As I write, having written, writing in my head as I go through yoga poses, indeed, I feel better.  I feel less marked by the magnificent cruelty the female of the species is capable of at a guy's mistakes.  And to observe that his impulses included the wish to defend his father in a general way from a similar thing, the visitation of feminine cruelty, all of which we cannot blame them for in the slightest, is a helpful psychological observation.  That was why I acted with such harsh moral nobility in response to what I took to be similar to what I'd seen as a kid, a moral stance I had no right to, one that was inappropriate, but understandable, unfortunately not the slightest bit political or politic or smart as a way to achieve a basic heartfelt goal.  As if to say, you shouldn't be so mean, and now I'm not going to talk to you...  what good does that do for the male part of the equation--none at all.

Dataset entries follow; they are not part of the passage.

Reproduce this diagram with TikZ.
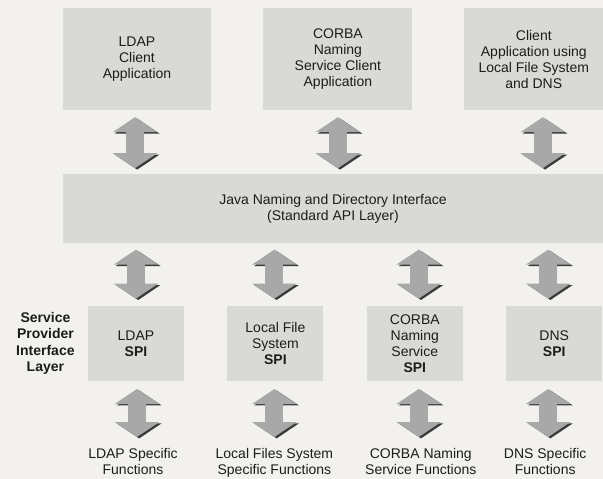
\documentclass[tikz,border=0pt]{standalone}
\usepackage{fontspec}
\setmainfont{Liberation Sans}
\usetikzlibrary{calc,positioning,arrows.meta}
\definecolor{JPaper}{HTML}{F2F1ED}
\definecolor{JBox}{HTML}{D9D9D6}
\definecolor{JArrow}{HTML}{A8A8A8}
\definecolor{JShade}{HTML}{3A3A3A}
\definecolor{JText}{HTML}{1C1C1C}
\tikzset{
  jBase/.style={
    font=\fontsize{14pt}{16pt}\selectfont,
    text=JText,
    align=center,
    inner sep=2pt
  },
  jApp/.style={
    jBase,
    fill=JBox,
    minimum width=148pt,
    minimum height=102pt
  },
  jApi/.style={
    jBase,
    fill=JBox,
    minimum width=540pt,
    minimum height=69pt
  },
  jSpi/.style={
    jBase,
    fill=JBox,
    minimum width=96pt,
    minimum height=75pt
  },
  jLabel/.style={
    jBase
  },
  jSide/.style={
    jBase,
    font=\fontsize{14pt}{16.5pt}\selectfont\bfseries
  },
  jArrow/.style={
    line width=18pt,
    color=JArrow,
    {Triangle[width=44pt,length=15pt]}-{Triangle[width=44pt,length=15pt]},
    preaction={draw, color=JShade, transform canvas={shift={(2.2pt,-1.4pt)}}}
  }
}

\begin{document}
\begin{tikzpicture}
        \fill [JPaper] (0,0) rectangle (603pt,-479pt);
        \useasboundingbox (0,0) rectangle (603pt,-479pt);

        \node (c1) [jApp] at (137pt,-59pt) {LDAP\\Client\\Application};
        \node (c2) [jApp, right=52pt of c1, minimum width=149pt] {CORBA\\Naming\\Service Client\\Application};
        \node (c3) [jApp, right=51pt of c2, minimum width=140pt] {Client\\Application using\\Local File System\\and DNS};

        \node (jndi) [jApi, below=64pt of c1.south west, anchor=north west] {Java Naming and Directory Interface\\(Standard API Layer)};

        \node (s1) [jSpi, below=62pt of jndi.south west, anchor=north west, xshift=25pt] {LDAP\\\textbf{SPI}};
        \node (s2) [jSpi, right=43pt of s1] {Local File\\System\\\textbf{SPI}};
        \node (s3) [jSpi, right=43pt of s2] {CORBA\\Naming\\Service\\\textbf{SPI}};
        \node (s4) [jSpi, right=43pt of s3] {DNS\\\textbf{SPI}};
        \node (spil) [jSide, left=11pt of s1] {Service\\Provider\\Interface\\Layer};

        \node (f1) [jLabel, below=65pt of s1, xshift=-3pt] {LDAP Specific\\Functions};
        \node (f2) [jLabel, below=65pt of s2, xshift=-1pt] {Local Files System\\Specific Functions};
        \node (f3) [jLabel, below=65pt of s3, xshift=6pt] {CORBA Naming\\Service Functions};
        \node (f4) [jLabel, below=65pt of s4, xshift=-9pt] {DNS Specific\\Functions};

        \foreach \a/\dx in {c1/-2pt, c2/0pt, c3/9pt}
          \draw [jArrow] ($(\a.south)+(\dx,-7pt)$) -- ($(\a.south |- jndi.north)+(\dx,6pt)$);
        \foreach \b/\dx in {s1/0pt, s2/-1pt, s3/4pt, s4/-6pt}
          \draw [jArrow] ($(\b.north |- jndi.south)+(\dx,-6pt)$) -- ($(\b.north)+(\dx,7pt)$);
        \foreach \a/\b/\dx in {s1/f1/1pt, s2/f2/-1pt, s3/f3/4pt, s4/f4/-6pt}
          \draw [jArrow] ($(\a.south)+(\dx,-8pt)$) -- ($(\a.south |- \b.north)+(\dx,9pt)$);
      \end{tikzpicture}
\end{document}
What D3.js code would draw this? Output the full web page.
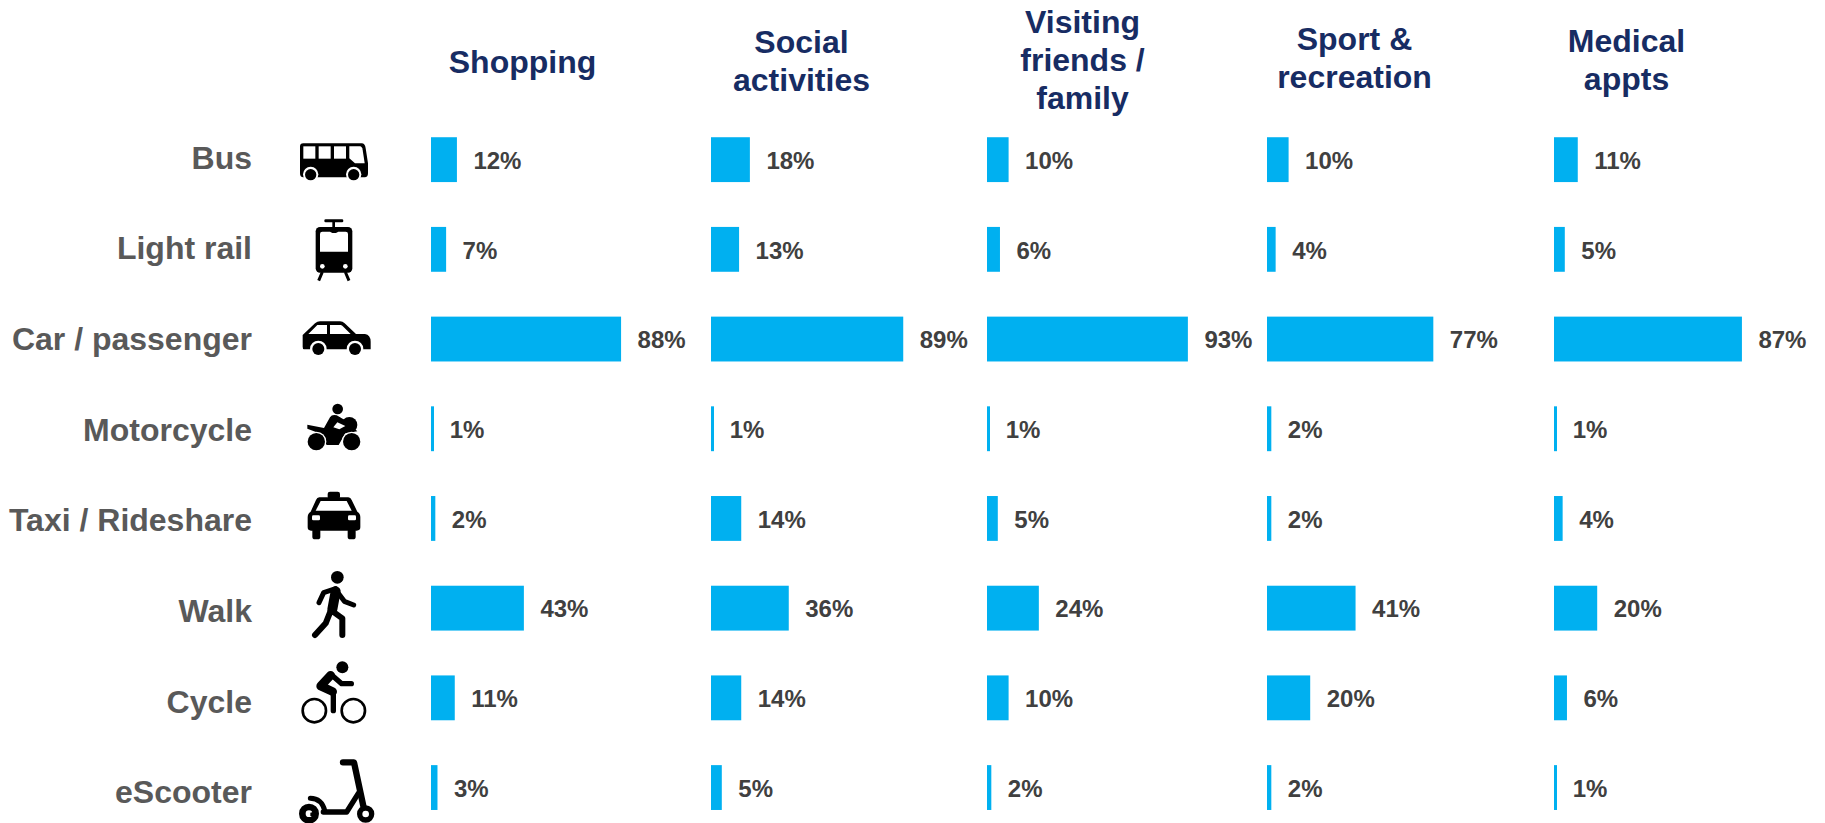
<!DOCTYPE html>
<html>
<head>
<meta charset="utf-8">
<script src="https://cdn.jsdelivr.net/npm/d3@7"></script>
<style>
  html, body { margin: 0; padding: 0; background: #fff; overflow: hidden; }
  text { font-family: "Liberation Sans", Arial, sans-serif; font-weight: bold; }
</style>
</head>
<body>
<div id="chart"></div>
<script>
var modes = ["Bus", "Light rail", "Car / passenger", "Motorcycle", "Taxi / Rideshare", "Walk", "Cycle", "eScooter"];
var purposes = ["Shopping", "Social activities", "Visiting friends / family", "Sport & recreation", "Medical appts"];

var shopping = [12, 7, 88, 1, 2, 43, 11, 3];
var social = [18, 13, 89, 1, 14, 36, 14, 5];
var visiting = [10, 6, 93, 1, 5, 24, 10, 2];
var sport = [10, 4, 77, 2, 2, 41, 20, 2];
var medical = [11, 5, 87, 1, 4, 20, 6, 1];
var seriesValues = [shopping, social, visiting, sport, medical];

var headerLines = [["Shopping"], ["Social", "activities"], ["Visiting", "friends /", "family"], ["Sport &", "recreation"], ["Medical", "appts"]];

var width = 1825, height = 823;
var barColor = "#00b0f0", headColor = "#172c63", rowColor = "#595959", valColor = "#404040";

var colStart = [431, 711, 987, 1267, 1554];
var headCenter = [522.5, 801.5, 1082.5, 1354.5, 1626.5];
var headFirstBase = [73, 53, 32.5, 50, 52];

var svg = d3.select("#chart").append("svg")
    .attr("width", width)
    .attr("height", height)
    .style("display", "block");

// bars sit on a 89.7px step, row labels drift a bit further apart
var y = d3.scaleBand().domain(modes).range([114.8, 832.4]).paddingInner(0.5).paddingOuter(0.25);
var labelY = d3.scalePoint().domain(modes).range([168.8, 803.4]);
var x = d3.scaleLinear().domain([0, 100]).range([0, 216]);

// row labels
svg.append("g").selectAll("text")
    .data(modes)
    .enter().append("text")
    .attr("x", 252)
    .attr("y", function(d) { return labelY(d); })
    .attr("text-anchor", "end")
    .attr("font-size", 32)
    .attr("fill", rowColor)
    .text(function(d) { return d; });

// headers
purposes.forEach(function(p, i) {
    var t = svg.append("text")
        .attr("class", "head")
        .attr("text-anchor", "middle")
        .attr("font-size", 32)
        .attr("fill", headColor);
    t.selectAll("tspan")
        .data(headerLines[i])
        .enter().append("tspan")
        .attr("x", headCenter[i])
        .attr("y", function(d, k) { return headFirstBase[i] + k * 38.4; })
        .text(function(d) { return d; });
});

// bars + values per column
seriesValues.forEach(function(values, c) {
    var col = svg.append("g").attr("transform", "translate(" + colStart[c] + ",0)");

    col.selectAll("rect")
        .data(values)
        .enter().append("rect")
        .attr("x", 0)
        .attr("y", function(d, i) { return y(modes[i]); })
        .attr("width", function(d) { return Math.max(x(d), 3); })
        .attr("height", y.bandwidth())
        .attr("fill", barColor);

    col.selectAll("text")
        .data(values)
        .enter().append("text")
        .attr("x", function(d) { return x(d) + 16.5; })
        .attr("y", function(d, i) { return y(modes[i]) + y.bandwidth() / 2 + 9.3; })
        .attr("font-size", 24)
        .attr("fill", valColor)
        .text(function(d) { return d + "%"; });
});

// pictograms, drawn in 3x crop coordinates
var icons = [
  { ox: 280, oy: 120, svg:
    '<path d="M70 70H245Q255 70 257 85L264 130V160Q264 172 254 172H70Q60 172 60 160V80Q60 70 70 70Z"/>' +
    '<g fill="#fff"><rect x="70" y="79" width="36" height="37"/><rect x="116" y="79" width="36" height="37"/><rect x="162" y="79" width="36" height="37"/>' +
    '<path d="M208 79H240Q246 79 248 90L254 130H225L208 115Z"/><circle cx="92" cy="163" r="23"/><circle cx="221" cy="163" r="23"/></g>' +
    '<circle cx="92" cy="164" r="17"/><circle cx="221" cy="164" r="17"/>' },
  { ox: 280, oy: 120, svg:
    '<rect x="133" y="298" width="57" height="9" rx="4"/><rect x="157" y="304" width="8" height="20"/>' +
    '<rect x="107" y="321" width="110" height="137" rx="13"/>' +
    '<path fill="#fff" d="M120 342Q120 335 127 335H150L157 339H168L175 335H197Q204 335 204 342V395H120Z"/>' +
    '<circle fill="#fff" cx="127" cy="439" r="7"/><circle fill="#fff" cx="196" cy="439" r="7"/>' +
    '<path stroke="#000" stroke-width="9" d="M127 456L116 482M196 456L207 482"/>' },
  { ox: 280, oy: 120, svg:
    '<path d="M68 645L105 610Q112 604 120 604H180Q188 604 194 610L228 642H255Q272 645 272 665V688H72Q68 688 68 680Z"/>' +
    '<path fill="#fff" d="M85 642L112 615H141V642ZM150 615H182Q186 615 190 620L212 642H150Z"/>' +
    '<circle fill="#fff" cx="115" cy="687" r="25"/><circle fill="#fff" cx="225" cy="687" r="25"/>' +
    '<circle cx="115" cy="687" r="18"/><circle cx="225" cy="687" r="18"/>' },
  { ox: 280, oy: 390, svg:
    '<circle cx="173" cy="57" r="16"/><circle cx="208" cy="105" r="24"/>' +
    '<path d="M82 104L132 114L150 82Q156 72 170 76L198 92L232 124L196 130L176 165H140L118 130L82 116Z"/>' +
    '<path fill="#fff" d="M160 112L172 97L196 108L178 118Z"/>' +
    '<circle fill="#fff" cx="109" cy="155" r="30"/><circle fill="#fff" cx="215" cy="155" r="30"/>' +
    '<circle cx="109" cy="155" r="26"/><circle cx="215" cy="155" r="26"/>' },
  { ox: 280, oy: 390, svg:
    '<rect x="143" y="305" width="37" height="22" rx="7"/>' +
    '<path d="M118 322H205Q212 322 215 330L232 365Q241 370 241 382V412Q241 422 230 422H93Q83 422 83 412V382Q83 370 92 365L108 330Q111 322 118 322Z"/>' +
    '<path fill="#fff" d="M122 333H200L215 362H107Z"/>' +
    '<rect fill="#fff" x="96" y="376" width="24" height="15" rx="4"/><rect fill="#fff" x="204" y="376" width="24" height="15" rx="4"/>' +
    '<rect x="97" y="415" width="24" height="33" rx="8"/><rect x="203" y="415" width="24" height="33" rx="8"/>' },
  { ox: 295, oy: 560, svg:
    '<circle cx="127" cy="52" r="19"/>' +
    '<path fill="none" stroke="#000" stroke-linecap="round" stroke-linejoin="round" stroke-width="15" d="M122 86L86 98L72 128M130 100L148 124L176 135"/>' +
    '<path fill="none" stroke="#000" stroke-linecap="round" stroke-width="30" d="M122 94L112 148"/>' +
    '<path fill="none" stroke="#000" stroke-linecap="round" stroke-linejoin="round" stroke-width="18" d="M106 155L92 190L60 225M114 155L142 175V225"/>' },
  { ox: 280, oy: 640, svg:
    '<circle cx="187" cy="82" r="18"/>' +
    '<g fill="none" stroke="#000"><circle cx="103" cy="212" r="35" stroke-width="8"/><circle cx="220" cy="212" r="35" stroke-width="8"/>' +
    '<path stroke-width="26" stroke-linejoin="round" stroke-linecap="round" d="M152 106L122 138L158 155"/>' +
    '<path stroke-width="16" stroke-linejoin="round" stroke-linecap="round" d="M160 155V212M155 105L185 131H214"/></g>' },
  { ox: 295, oy: 750, svg:
    '<g fill="none" stroke="#000" stroke-linecap="round" stroke-linejoin="round">' +
    '<path stroke-width="19" d="M144 37H177L205 168"/>' +
    '<path stroke-width="16" d="M85 186H155L190 130"/>' +
    '<path stroke-width="15" d="M46 145Q80 145 90 184"/>' +
    '<circle cx="212" cy="192" r="18" stroke-width="16"/><circle cx="42" cy="191" r="20" stroke-width="20"/></g>' +
    '<path fill="#000" d="M46 188L62 184V198H46Z"/>' }
];

svg.append("g").selectAll("g")
    .data(icons)
    .enter().append("g")
    .attr("transform", function(d) { return "translate(" + d.ox + "," + d.oy + ") scale(" + (1 / 3) + ")"; })
    .html(function(d) { return d.svg; });
</script>
</body>
</html>
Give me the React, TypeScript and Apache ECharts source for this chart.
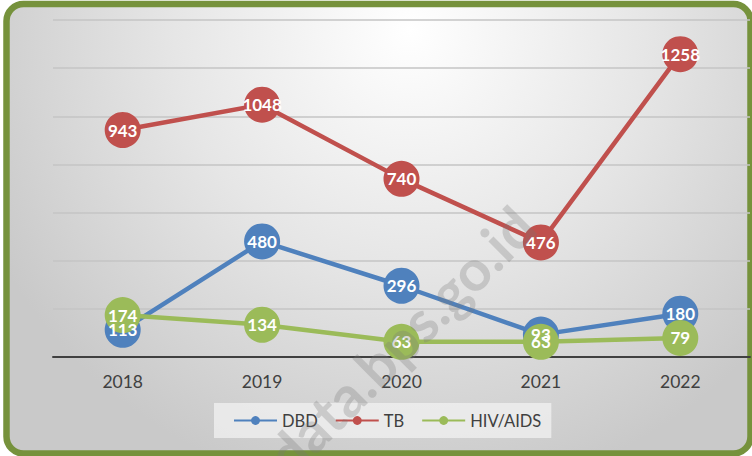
import React, { useEffect, useRef } from "react";
import * as echarts from "echarts";

const categories = ["2018", "2019", "2020", "2021", "2022"];
const dbd = [113, 480, 296, 93, 180];
const tb = [943, 1048, 740, 476, 1258];
const hiv = [174, 134, 63, 63, 79];
const seriesNames = ["DBD", "TB", "HIV/AIDS"];
const seriesColors = ["#4f81bd", "#c0504d", "#9bbb59"];

const FONT = "Lato, 'Open Sans', sans-serif";

export default function App() {
  const ref = useRef<HTMLDivElement>(null);
  useEffect(() => {
    if (!ref.current) return;
    const chart = echarts.init(ref.current, undefined, { renderer: "svg" });
    const dataSets = [dbd, tb, hiv];
    const series = dataSets.map((d, i) => ({
      name: seriesNames[i],
      type: "line",
      data: d,
      symbol: "circle",
      symbolSize: 36,
      lineStyle: { color: seriesColors[i], width: 4.5 },
      itemStyle: { color: seriesColors[i] },
      label: {
        show: true,
        position: "inside",
        color: "#ffffff",
        fontWeight: "bold",
        fontSize: 17,
        fontFamily: FONT,
      },
      emphasis: { disabled: true },
    }));
    chart.setOption({
      animation: false,
      textStyle: { fontFamily: FONT },
      graphic: {
        elements: [
          {
            type: "rect",
            z: -1,
            silent: true,
            shape: { x: 6.5, y: 4, width: 744, height: 449.5, r: 17 },
            style: {
              fill: {
                type: "radial",
                x: 410,
                y: 30,
                r: 470,
                global: true,
                colorStops: [
                  { offset: 0, color: "#ffffff" },
                  { offset: 0.5, color: "#e6e6e6" },
                  { offset: 1, color: "#c9c9c9" },
                ],
              },
              stroke: "#76923c",
              lineWidth: 6.5,
            },
          },
          {
            type: "text",
            z: 100,
            silent: true,
            x: 524,
            y: 216,
            rotation: Math.PI / 4,
            style: {
              text: "data.bps.go.id",
              fill: "rgba(120,120,120,0.28)",
              font: "bold 57px " + FONT,
              textAlign: "right",
              textVerticalAlign: "middle",
            },
          },
        ],
      },
      legend: {
        data: seriesNames,
        left: 214,
        top: 403,
        padding: [9, 10, 9, 19],
        itemGap: 17,
        itemWidth: 43,
        itemHeight: 11,
        backgroundColor: "rgba(242,242,242,0.75)",
        textStyle: { color: "#404040", fontSize: 16.5, fontFamily: FONT },
      },
      grid: { left: 53, right: 2, top: 20, bottom: 99 },
      xAxis: {
        type: "category",
        data: categories,
        axisLine: { lineStyle: { color: "#404040", width: 2 } },
        axisTick: { show: false },
        axisLabel: { color: "#404040", fontSize: 17.5, margin: 15, fontFamily: FONT },
      },
      yAxis: {
        type: "value",
        min: 0,
        max: 1400,
        interval: 200,
        axisLine: { show: false },
        axisTick: { show: false },
        axisLabel: { show: false },
        splitLine: { lineStyle: { color: "#c4c4c4", width: 1.5 } },
      },
      series,
    });
    return () => chart.dispose();
  }, []);
  return (
    <div
      ref={ref}
      style={{ position: "absolute", left: 0, top: 0, width: 752, height: 456 }}
    />
  );
}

Maybe the same sad noble moral stance continues who knows, why I chose not to answer the treasonous clerics by writing papers for them, why I chose to become the great democrat holding that every day of life was an education in the human world.  Which might be good in some way, but perhaps not because it constitutes the same kind of inappropriate reaction, the ideals of youth, which do not carry weight as far as the business of the world.  You can be noble all you want, but it's not going to pay the bills.  It may allow you to extract some modest sense of meaning out of life, a good thing, and hopefully too that meaning isn't overly childish and out of place, a thing of some lonesomeness and aloofness and drunken nights frittered away on your own, not engaging with people.


I call my mom after taking my clothes off and putting on cycling gear.  I explain feeling like shit a little bit, and she has a good story about the nature preserve, a talk she went today up in New York State.  About my going out, "good for you, and you can't have it both ways."  This is true.  It's been a decent weekend for me, topped with a decent ride in the park.  Rediscovering Just Look Them Straight in the Eye...  The Pogues box set, on a stereo my brother handed down to me, which has some thump in it.  And it's true, you can't have it both ways, even if you might occasionally wish for rehab.

I get out for a walk with my grocery bags, needing to get supplies for the week, meat and vegetables mainly.  I pull up at the coffee shop patio, my notebook in a Whole Foods bag.  I see there is an art gallery opening of some sort, people lined up on the sidewalk before the steps of different galleries.  I see a tall gal in high boots come up the street and she climbs the steps and enters.  Things make a bit more sense, once again, as they do when you get out of the house.  But suddenly I am confronted with my own lonesomeness, and I sense again my own shyness, my timidity, my psychology's memory of how harsh people can be, and first it's out of gloom that I retreat to the market but fuck I admit I could use a glass of wine, so I figure out their card machine pour system.  From Virginia or New York State wine is wine, fuck it.  But a grown man and you're too shy to walk into a gallery, or maybe it's some Catholic thing, that the world is too deep a spiritual problem for the fluff of an art gallery with wine and cheese.  The vision of the tall slender young woman, well-presented, returns.

And so, being a solitary artist I read my blog and new ideas come, and I see a link between Gary Cooper and Shane MacGowan, two honest men.  And I think of the Irish Wolfhounds we had when I was a kid, and how they'd dream, and their paws would move, and their eyes would flicker beneath their lids, and their hair would come to life again as they lay there on their sides sleeping by the fire, and they'd woof lightly now and again.  It's natural.  And the same for my mom.  She was just being natural, the way our thoughts are dreams as we are awake, and so is their beauty in the response.  That maybe is the better understood meaning of Buddha's statement that it's all a dream, perhaps misquoted.  The things that pass through our heads are dream.  So that she'd get upset, it was and is beautiful, and a thing of being alive.

I get my groceries home, get the guitar out, plug in the mike, and play some songs for my own sake.  Later I go out, but Duke's where my friend works is closed, and I wander Dupont Circle at 2 in the morning and end up just going home.